With an assist from top compensation consultant Brian Foley, here’s how I get to that figure:
- The number that Yahoo disclosed in its financial filings in April was based on the company’s stock price at the end of 2015. But Yahoo’s shares have risen 16% since then, in part on speculation of the Verizon deal. At Yahoo’s closing price of $38.76 on Tuesday, Mayer’s stock options, which would instantly all vest after the deal if she were to leave the company, would net her $42 million.
- Mayer also has 650,290 shares of restricted stock that she would immediately be able to sell if the deal with Verizon goes though, producing another $25 million. That includes a portion of the 353,356 restricted stock units, or nearly $14 million worth of Yahoo shares, that the company granted Mayer in 2016, but which Yahoo didn’t include in the $55 million estimate Yahoo made in April. Half of those shares are supposed to be performance-based, meaning Mayer won’t normally get them unless Yahoo met certain goals, like earnings targets. This past year, Mayer had to forfeit just over 400,000 of those performance shares. But because of the deal, and a so-called change of control provision in her contract, Mayer may be able to pocket at least some of those shares in 2016 whether she hits the performance goals or not. What’s more, Mayer may also get a new round of stock grants, again not contingent on whether she hits performance goals, for next year, since the deal isn’t expected to close until the first quarter of 2017.

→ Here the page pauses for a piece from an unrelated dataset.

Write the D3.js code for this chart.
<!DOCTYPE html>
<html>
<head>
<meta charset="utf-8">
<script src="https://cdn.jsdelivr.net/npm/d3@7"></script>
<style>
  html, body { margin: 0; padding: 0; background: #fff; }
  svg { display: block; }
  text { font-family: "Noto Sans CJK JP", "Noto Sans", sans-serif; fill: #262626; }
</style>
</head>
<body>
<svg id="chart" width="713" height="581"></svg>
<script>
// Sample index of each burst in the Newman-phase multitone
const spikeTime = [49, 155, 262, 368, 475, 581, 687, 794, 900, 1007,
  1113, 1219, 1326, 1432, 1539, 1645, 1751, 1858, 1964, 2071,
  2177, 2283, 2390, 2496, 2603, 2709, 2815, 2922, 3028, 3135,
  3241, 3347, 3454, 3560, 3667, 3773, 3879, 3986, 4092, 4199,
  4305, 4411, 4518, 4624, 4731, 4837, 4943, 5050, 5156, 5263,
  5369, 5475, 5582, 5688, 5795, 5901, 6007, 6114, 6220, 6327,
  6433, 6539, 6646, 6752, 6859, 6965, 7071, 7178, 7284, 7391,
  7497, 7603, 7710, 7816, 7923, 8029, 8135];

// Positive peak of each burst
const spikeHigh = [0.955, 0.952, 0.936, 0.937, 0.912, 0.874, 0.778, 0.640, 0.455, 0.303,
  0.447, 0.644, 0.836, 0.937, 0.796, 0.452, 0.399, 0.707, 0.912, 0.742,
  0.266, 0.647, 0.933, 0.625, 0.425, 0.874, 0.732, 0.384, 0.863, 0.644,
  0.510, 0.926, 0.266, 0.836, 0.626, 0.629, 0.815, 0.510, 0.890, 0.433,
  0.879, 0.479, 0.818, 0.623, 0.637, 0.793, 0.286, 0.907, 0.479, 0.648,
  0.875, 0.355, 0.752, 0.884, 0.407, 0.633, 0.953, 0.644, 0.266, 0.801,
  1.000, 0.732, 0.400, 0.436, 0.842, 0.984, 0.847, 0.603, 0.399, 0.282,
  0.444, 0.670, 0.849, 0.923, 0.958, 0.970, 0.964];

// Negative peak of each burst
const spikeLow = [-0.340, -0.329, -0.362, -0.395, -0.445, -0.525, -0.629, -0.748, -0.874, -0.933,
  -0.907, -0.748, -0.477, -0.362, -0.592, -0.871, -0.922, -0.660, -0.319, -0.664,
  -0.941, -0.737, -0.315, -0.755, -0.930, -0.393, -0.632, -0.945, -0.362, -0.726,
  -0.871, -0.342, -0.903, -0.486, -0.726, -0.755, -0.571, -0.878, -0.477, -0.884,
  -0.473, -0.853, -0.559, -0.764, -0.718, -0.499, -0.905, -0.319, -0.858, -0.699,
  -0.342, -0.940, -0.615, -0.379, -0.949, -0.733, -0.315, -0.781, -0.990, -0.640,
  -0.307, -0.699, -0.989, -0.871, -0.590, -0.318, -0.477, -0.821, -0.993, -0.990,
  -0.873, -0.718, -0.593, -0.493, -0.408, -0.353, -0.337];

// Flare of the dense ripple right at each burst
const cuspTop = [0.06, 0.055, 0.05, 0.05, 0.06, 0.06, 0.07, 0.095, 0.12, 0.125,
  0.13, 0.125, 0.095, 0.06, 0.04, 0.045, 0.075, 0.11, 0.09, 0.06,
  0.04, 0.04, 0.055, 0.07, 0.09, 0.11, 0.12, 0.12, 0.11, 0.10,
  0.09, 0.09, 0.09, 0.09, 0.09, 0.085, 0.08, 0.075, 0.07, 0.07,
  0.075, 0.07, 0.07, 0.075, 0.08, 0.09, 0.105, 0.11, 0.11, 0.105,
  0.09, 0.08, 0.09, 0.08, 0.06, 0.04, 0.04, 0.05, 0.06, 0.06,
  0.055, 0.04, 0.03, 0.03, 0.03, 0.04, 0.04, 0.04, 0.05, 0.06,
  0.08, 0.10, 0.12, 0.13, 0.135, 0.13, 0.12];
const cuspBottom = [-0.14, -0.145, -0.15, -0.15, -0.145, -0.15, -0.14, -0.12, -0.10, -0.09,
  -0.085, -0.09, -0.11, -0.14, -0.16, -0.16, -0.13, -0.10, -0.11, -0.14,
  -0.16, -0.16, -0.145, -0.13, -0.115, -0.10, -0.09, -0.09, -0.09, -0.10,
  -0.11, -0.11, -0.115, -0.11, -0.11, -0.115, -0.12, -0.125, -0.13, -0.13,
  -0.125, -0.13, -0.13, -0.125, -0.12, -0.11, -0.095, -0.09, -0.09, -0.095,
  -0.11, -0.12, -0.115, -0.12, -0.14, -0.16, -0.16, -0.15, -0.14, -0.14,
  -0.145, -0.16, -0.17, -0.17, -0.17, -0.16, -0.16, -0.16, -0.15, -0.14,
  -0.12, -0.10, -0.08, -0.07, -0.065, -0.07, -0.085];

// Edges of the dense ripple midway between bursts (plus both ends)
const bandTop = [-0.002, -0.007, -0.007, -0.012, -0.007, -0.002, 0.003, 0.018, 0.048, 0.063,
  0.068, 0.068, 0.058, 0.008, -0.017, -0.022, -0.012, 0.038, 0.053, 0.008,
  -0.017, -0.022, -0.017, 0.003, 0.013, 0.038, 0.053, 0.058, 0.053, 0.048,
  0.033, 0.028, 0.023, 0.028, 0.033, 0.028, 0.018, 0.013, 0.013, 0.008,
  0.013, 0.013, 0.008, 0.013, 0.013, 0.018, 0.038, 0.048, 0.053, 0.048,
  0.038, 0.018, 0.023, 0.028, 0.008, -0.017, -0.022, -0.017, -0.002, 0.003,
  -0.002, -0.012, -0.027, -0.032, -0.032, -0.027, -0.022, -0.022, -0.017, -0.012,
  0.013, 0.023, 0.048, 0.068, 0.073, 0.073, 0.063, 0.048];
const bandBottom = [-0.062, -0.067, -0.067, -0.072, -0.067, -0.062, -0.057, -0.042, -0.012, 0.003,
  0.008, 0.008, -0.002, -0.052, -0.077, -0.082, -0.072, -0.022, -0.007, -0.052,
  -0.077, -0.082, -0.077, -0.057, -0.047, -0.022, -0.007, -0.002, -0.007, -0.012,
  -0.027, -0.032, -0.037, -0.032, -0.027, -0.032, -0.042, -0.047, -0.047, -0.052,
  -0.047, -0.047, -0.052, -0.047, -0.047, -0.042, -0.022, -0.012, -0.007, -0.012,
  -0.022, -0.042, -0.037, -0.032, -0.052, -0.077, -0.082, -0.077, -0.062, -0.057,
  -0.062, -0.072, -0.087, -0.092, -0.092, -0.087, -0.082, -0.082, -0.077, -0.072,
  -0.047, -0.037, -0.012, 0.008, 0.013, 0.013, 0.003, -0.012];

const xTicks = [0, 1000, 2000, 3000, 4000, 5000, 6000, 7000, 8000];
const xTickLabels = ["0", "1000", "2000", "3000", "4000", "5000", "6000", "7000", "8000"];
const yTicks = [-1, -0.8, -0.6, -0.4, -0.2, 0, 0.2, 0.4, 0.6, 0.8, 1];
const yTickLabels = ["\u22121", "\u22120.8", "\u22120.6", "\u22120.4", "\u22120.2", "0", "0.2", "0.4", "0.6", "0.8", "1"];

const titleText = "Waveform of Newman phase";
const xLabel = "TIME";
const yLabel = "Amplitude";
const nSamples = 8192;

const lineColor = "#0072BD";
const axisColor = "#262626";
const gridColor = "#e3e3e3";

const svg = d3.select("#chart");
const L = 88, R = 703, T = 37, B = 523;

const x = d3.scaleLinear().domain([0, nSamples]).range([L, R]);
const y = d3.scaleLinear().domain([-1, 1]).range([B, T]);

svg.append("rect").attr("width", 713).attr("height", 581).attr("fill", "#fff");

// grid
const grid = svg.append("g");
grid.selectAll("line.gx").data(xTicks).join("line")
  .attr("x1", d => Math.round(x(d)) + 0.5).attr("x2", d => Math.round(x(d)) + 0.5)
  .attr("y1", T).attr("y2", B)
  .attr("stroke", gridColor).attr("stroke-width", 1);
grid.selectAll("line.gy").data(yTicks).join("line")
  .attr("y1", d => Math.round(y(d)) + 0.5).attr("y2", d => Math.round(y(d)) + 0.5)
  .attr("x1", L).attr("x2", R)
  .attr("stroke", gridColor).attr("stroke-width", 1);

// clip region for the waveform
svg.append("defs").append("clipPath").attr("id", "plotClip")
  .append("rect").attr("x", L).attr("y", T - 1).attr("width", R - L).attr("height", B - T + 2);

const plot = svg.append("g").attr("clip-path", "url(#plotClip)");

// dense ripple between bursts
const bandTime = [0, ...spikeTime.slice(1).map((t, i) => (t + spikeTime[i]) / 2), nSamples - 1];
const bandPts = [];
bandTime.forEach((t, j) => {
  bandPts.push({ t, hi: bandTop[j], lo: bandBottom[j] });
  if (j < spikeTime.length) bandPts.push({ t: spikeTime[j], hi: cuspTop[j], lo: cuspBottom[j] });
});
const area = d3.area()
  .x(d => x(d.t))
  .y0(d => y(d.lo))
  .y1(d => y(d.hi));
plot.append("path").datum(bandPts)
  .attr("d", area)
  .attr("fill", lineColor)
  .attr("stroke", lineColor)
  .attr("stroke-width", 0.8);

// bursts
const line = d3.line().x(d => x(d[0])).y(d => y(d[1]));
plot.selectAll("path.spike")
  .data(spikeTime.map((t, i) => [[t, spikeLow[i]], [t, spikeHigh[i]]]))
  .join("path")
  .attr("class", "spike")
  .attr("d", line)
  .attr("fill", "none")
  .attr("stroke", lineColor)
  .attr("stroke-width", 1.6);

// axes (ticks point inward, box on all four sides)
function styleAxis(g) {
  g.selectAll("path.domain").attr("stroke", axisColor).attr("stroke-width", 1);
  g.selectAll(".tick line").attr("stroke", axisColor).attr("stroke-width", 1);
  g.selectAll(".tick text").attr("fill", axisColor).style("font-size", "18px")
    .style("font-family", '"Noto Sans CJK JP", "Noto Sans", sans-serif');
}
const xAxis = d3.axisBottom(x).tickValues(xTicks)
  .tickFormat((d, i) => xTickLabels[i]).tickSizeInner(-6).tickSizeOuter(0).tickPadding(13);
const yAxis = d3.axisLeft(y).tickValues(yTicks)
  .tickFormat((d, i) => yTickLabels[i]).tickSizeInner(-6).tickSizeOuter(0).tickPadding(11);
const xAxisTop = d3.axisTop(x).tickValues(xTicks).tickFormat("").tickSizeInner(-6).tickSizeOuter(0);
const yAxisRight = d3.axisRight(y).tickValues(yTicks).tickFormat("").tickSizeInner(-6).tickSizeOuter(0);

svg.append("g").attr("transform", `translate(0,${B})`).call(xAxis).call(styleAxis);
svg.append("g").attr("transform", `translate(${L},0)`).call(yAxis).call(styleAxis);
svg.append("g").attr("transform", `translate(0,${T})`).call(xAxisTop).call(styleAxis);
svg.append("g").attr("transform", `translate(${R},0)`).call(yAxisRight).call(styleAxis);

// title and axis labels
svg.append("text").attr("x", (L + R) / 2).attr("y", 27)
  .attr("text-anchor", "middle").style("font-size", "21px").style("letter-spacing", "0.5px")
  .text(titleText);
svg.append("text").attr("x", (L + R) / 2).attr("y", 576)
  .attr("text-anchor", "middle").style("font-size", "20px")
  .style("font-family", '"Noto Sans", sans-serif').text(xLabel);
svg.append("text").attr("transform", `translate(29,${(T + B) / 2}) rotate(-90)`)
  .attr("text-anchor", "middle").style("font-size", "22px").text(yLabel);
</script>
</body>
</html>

- What’s more, the $55 million figure only includes the new grants. It doesn’t include the 1.3 million shares she has already been granted, nor the shares of Yahoo she has acquired during her four-year tenure at the company, which all of a sudden become much easier for her to sell if she leaves Yahoo. Sell those and Mayer would pocket another $53 million.
- But that’s not all. On top of that, Mayer is entitled to receive her base salary, which in 2015 was $1 million, for two years after she leaves the company. In addition, Yahoo has agreed to continue to pay the premiums on Mayer’s health insurance for a period after she leaves the company, an additional $26,324 per year, because it’s hard, and can be expensive, to get health insurance when you leave your job without going directly to another one. We all know what that’s like.

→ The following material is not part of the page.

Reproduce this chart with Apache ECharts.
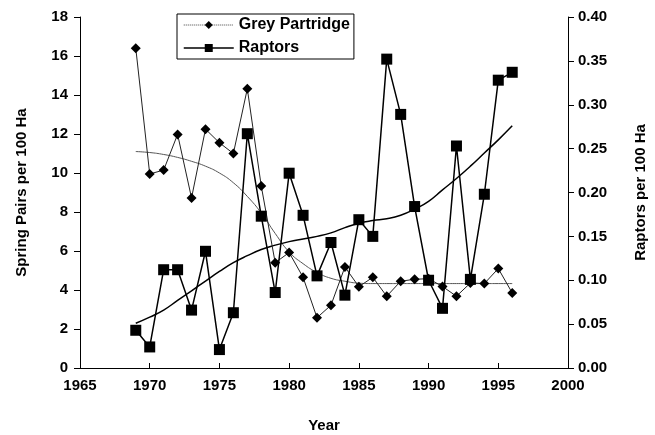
<!DOCTYPE html>
<html>
<head>
<meta charset="utf-8">
<script src="https://cdn.jsdelivr.net/npm/echarts@6/dist/echarts.min.js"></script>
<style>
html,body{margin:0;padding:0;background:#fff;}
#c{width:655px;height:435px;}
</style>
</head>
<body>
<div id="c"></div>
<script>
var years = [1969,1970,1971,1972,1973,1974,1975,1976,1977,1978,1979,1980,1981,1982,1983,1984,1985,1986,1987,1988,1989,1990,1991,1992,1993,1994,1995,1996];
var partridge = [16.4,9.95,10.15,11.98,8.72,12.25,11.55,11.0,14.32,9.33,5.4,5.92,4.65,2.58,3.22,5.18,4.17,4.65,3.68,4.45,4.55,4.58,4.18,3.68,4.36,4.33,5.1,3.85];
var raptors = [0.043,0.024,0.112,0.112,0.066,0.133,0.021,0.063,0.267,0.173,0.086,0.222,0.174,0.105,0.143,0.083,0.169,0.150,0.352,0.289,0.184,0.100,0.068,0.253,0.101,0.198,0.328,0.337];
var partridgeTrend = [11.1,11.05,10.95,10.8,10.6,10.35,10.0,9.5,8.8,7.95,6.9,5.95,5.35,4.9,4.6,4.45,4.35,4.33,4.33,4.33,4.33,4.33,4.33,4.33,4.33,4.33,4.33,4.33];
var raptorsTrend = [0.051,0.058,0.066,0.077,0.088,0.099,0.110,0.120,0.128,0.135,0.140,0.144,0.147,0.150,0.154,0.160,0.165,0.168,0.170,0.174,0.181,0.190,0.203,0.216,0.230,0.245,0.260,0.276];

function pairs(vals){ return years.map(function(y,i){ return [y, vals[i]]; }); }

var font = 'Liberation Sans, Arial, sans-serif';
var chart = echarts.init(document.getElementById('c'), null, {renderer:'canvas'});
chart.setOption({
  animation:false,
  backgroundColor:'#fff',
  grid:{left:80,right:87,top:17,bottom:67,containLabel:false,outerBoundsMode:'none'},
  legend:{
    left:177, top:14, orient:'vertical',
    itemWidth:50, itemHeight:10, itemGap:7,
    padding:[3,4,3,6],
    borderColor:'#000', borderWidth:1,
    textStyle:{fontFamily:font,fontWeight:'bold',fontSize:16,color:'#000'},
    data:[
      {name:'Grey Partridge', lineStyle:{type:'dotted',width:1,color:'#444'}},
      {name:'Raptors', lineStyle:{type:'solid',width:1.5,color:'#000'}}
    ]
  },
  xAxis:{
    type:'value', min:1965, max:2000, interval:5,
    name:'Year', nameLocation:'middle', nameGap:50,
    nameTextStyle:{fontFamily:font,fontWeight:'bold',fontSize:15,color:'#000'},
    axisLine:{show:true,lineStyle:{color:'#000',width:1}},
    axisTick:{show:true,inside:true,length:5,lineStyle:{color:'#000'}},
    axisLabel:{fontFamily:font,fontWeight:'bold',fontSize:15,color:'#000',margin:10,formatter:function(v){return String(v);}},
    splitLine:{show:false}
  },
  yAxis:[
    {
      type:'value', min:0, max:18, interval:2, position:'left',
      name:'Spring Pairs per 100 Ha', nameLocation:'middle', nameGap:51, nameRotate:90,
      nameTextStyle:{fontFamily:font,fontWeight:'bold',fontSize:15,color:'#000'},
      axisLine:{show:true,lineStyle:{color:'#000',width:1}},
      axisTick:{show:true,length:6,lineStyle:{color:'#000'}},
      axisLabel:{fontFamily:font,fontWeight:'bold',fontSize:15,color:'#000',margin:12},
      splitLine:{show:false}
    },
    {
      type:'value', min:0, max:0.4, interval:0.05, position:'right',
      name:'Raptors per 100 Ha', nameLocation:'middle', nameGap:65, nameRotate:90,
      nameTextStyle:{fontFamily:font,fontWeight:'bold',fontSize:15,color:'#000'},
      axisLine:{show:true,lineStyle:{color:'#000',width:1}},
      axisTick:{show:true,length:6,lineStyle:{color:'#000'}},
      axisLabel:{fontFamily:font,fontWeight:'bold',fontSize:15,color:'#000',margin:10,formatter:function(v){return v.toFixed(2);}},
      splitLine:{show:false}
    }
  ],
  series:[
    {
      name:'Partridge trend', type:'line', yAxisIndex:0, data:pairs(partridgeTrend),
      smooth:true, showSymbol:false, symbol:'none',
      lineStyle:{color:'#555',width:1}, silent:true, z:1
    },
    {
      name:'Raptors trend', type:'line', yAxisIndex:1, data:pairs(raptorsTrend),
      smooth:true, showSymbol:false, symbol:'none',
      lineStyle:{color:'#000',width:1.5}, silent:true, z:1
    },
    {
      name:'Grey Partridge', type:'line', yAxisIndex:0, data:pairs(partridge),
      symbol:'diamond', symbolSize:10, showAllSymbol:true,
      lineStyle:{color:'#222',width:1}, itemStyle:{color:'#000'}, z:2
    },
    {
      name:'Raptors', type:'line', yAxisIndex:1, data:pairs(raptors),
      symbol:'rect', symbolSize:11, showAllSymbol:true,
      lineStyle:{color:'#000',width:1.5}, itemStyle:{color:'#000'}, z:3
    }
  ]
});
</script>
</body>
</html>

- But wait, there’s more. Yahoo is also paying to help Mayer land a new job. During her period of transition, Mayer will presumably need office space, and someone needs to pay for it. The company will put up $15,000 for 24 months of outplacement services for Mayer.
“I think the bottom line is look at what [Mayer] is ending up with: She did quite well even if shareholders didn’t,” Foley says.
What’s more, Mayer’s huge payout nearly didn’t happen. The reason the Verizon deal is so lucrative for Mayer is because of a so-called change of control provision. Yahoo, like other companies, has long had the provision in Mayer and other executive’s pay agreement. According to the clause, Mayer can immediately cash in all of her options and unvested stock if Yahoo gets acquired by another company, and Mayer leaves Yahoo within the next year. But the clause technically didn’t provide for a sale of Yahoo’s main business unit, its internet operations, to another company, which is the deal Yahoo struck with Verizon. But in April, Yahoo’s board voted to alter its change-in-control provision to include the sale of a major business unit as well; and with that, Mayer’s $123 million payday was created.
Without that vote, Mayer would have walked away with “only” around $14 million.
Some have tried to justify Mayer’s Yahoo pay as deserved based on Yahoo’s stock price during her tenure, which did rise 151%. But much of that rise was the result of the fact that Yahoo owns 15% of Chinese internet retailer Alibaba (BABA), whose shares have more than doubled during Mayer’s time as CEO of Yahoo. Yahoo also owns a 35.5% stake in Yahoo Japan, a separate public company that trades in Japan. Shares of that company have risen 72% since Mayer joined Yahoo. Factor out those two stakes, and the value of Yahoo’s remaining business has actually dropped nearly $2.4 billion during her tenure.
A Yahoo spokesperson reached by Fortune declined to comment.
Update: A Yahoo spokesperson provided the following statement:
A recent article in Fortune used questionable assumptions and formulas to make grossly misleading and inaccurate estimates of our CEO’s compensation. As we explained to the reporter before he published the piece, it is misrepresentation to classify equity Mayer previously vested in over four years at the company as a “payout” from an acquisition. Moreover, among other concerns, Mayer’s total compensation and severance depend on many factors yet to be determined including future stock prices, company performance, and personal financial decisions. To represent one-sided guesswork as “the real number” is at best careless and inaccurate journalism.
If Mayer’s incredibly golden parachute doesn’t convince you executive compensation is broken in America, I’m not sure what else will.